When The Lights Go Out
April 28, 2011 § 2 Comments
For a 2-4 month stretch back in what my guess would be 1991, my family moved temporarily to this developing town outside Abeka. We never had electric power the whole time we lived there, but it was fun- loads of fun! We would go out almost every week to every fancy hotel and restaurant in Accra. You name it; if it was newly built, we went there. It was not some rich folk adventurous spree. We weren’t rich.I think it was largely my dad’s way of trying to lift that depressing pall of the darkness from which we were all suffering. Someone gave me a mini tour of Accra when I first came back: La Beach Hotel, Golden Tulip, etc. This person probably thought I was being shown something new to me. At the same time, I was thinking back to the fork-n-knife lessons before we first went to La Beach Hotel. I was also remembering how I got to watch the Laudrop brothers play for Denmark as we awaited our dinner table at the newly-opened Golden Tulip.
I got to drive those push carts with my sisters when we’d go to fetch water. If you’ve never been on one, you should give it a try- preferably on a quiet back road which also slopes gently along the way. But there was nothing fun about being in the dark all the time.
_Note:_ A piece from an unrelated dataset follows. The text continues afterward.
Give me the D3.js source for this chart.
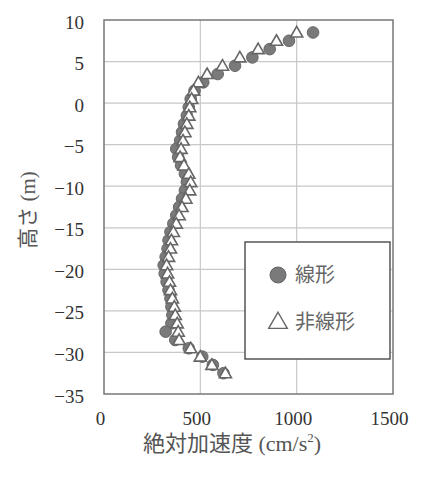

The worst light-offs were when it seemed to affect some neighbours and not others on the same street, or how some streets always seemed like they were spared. You could always tell when someone had suffered a light off. He or she wouldn’t say anything about the previous night’s Akan drama episode at school when we’d all start recounting our favourite moments. My very worst light off, and I swear, I thought was deliberate was during this huge Oshin season-ending episode. The drama had been building up for weeks and everyone in Ghana had been hooked for months. I always made sure I didn’t have anything to do right before Oshin. I also had a huge crush on her; you would’ve been, too, if you had been there.
So, the day comes and we’re all anticipating what’s going to happen. I think she was planning to run away from her husband’s family home. Then, BAM! LIGHT OFF!! “It’s ok. They’ll surely turn it on tonight of all nights,” I told myself. It wasn’t the usual dotted deal we’d usually see. It was the whole subdivision of Exhibition, Dansoman (a suburb of Accra). Then the seconds stroked ever so slowly around the clock. The light wasn’t coming. It was beyond painful. GBC didn’t do repeat shows, so if you missed something, you missed it! I was beside myself. You know that feeling when you’re beyond exasperated and you just don’t know what to do with yourself? Ughh.. I thought, they would maybe turn the light back on and we’d distract ourselves with some local program before bed. Nope. That evening had to have been one of the longest in my life. I didn’t care to hear about how thrilling the episode was the next day at school. I was beyond sick. The worst part was, I rode the GBC bus almost every morning and walk from their news campus to school. I wanted to yell at someone on that bus, but it wasn’t their fault.
The last 15 days took me back to those months and that Oshin night without light. I’m not 11, or 13 anymore. I can handle a little darkness, but 2 weeks of almost nothing? I say almost because they do turn the light back on-i.e. when they decide to throw some of us a bone. But it’s always at the worst time. What use do I have for electricity at 12am, when my mind and body are already fried from the stress of not having any light all day? It’s usually for 3-4 hours, and then it’s back to total darkness. Yesterday was the first time since April 12 that I’ve had more than 3 hours of continuous power or even daytime power. And although I keep bemoaning the whole mess (there’s 4 more weeks of planned black-outs, btw), it was nice having the electronic tethers off: no wordpress, facebook, nytimes, huffingtonpost., gmail, gchat, any IM program, google ads following you everywhere you go, and for a while having that perfect excuse for not having called or texted people. I don’t wish for another dark fest, but I’ll miss the quiet.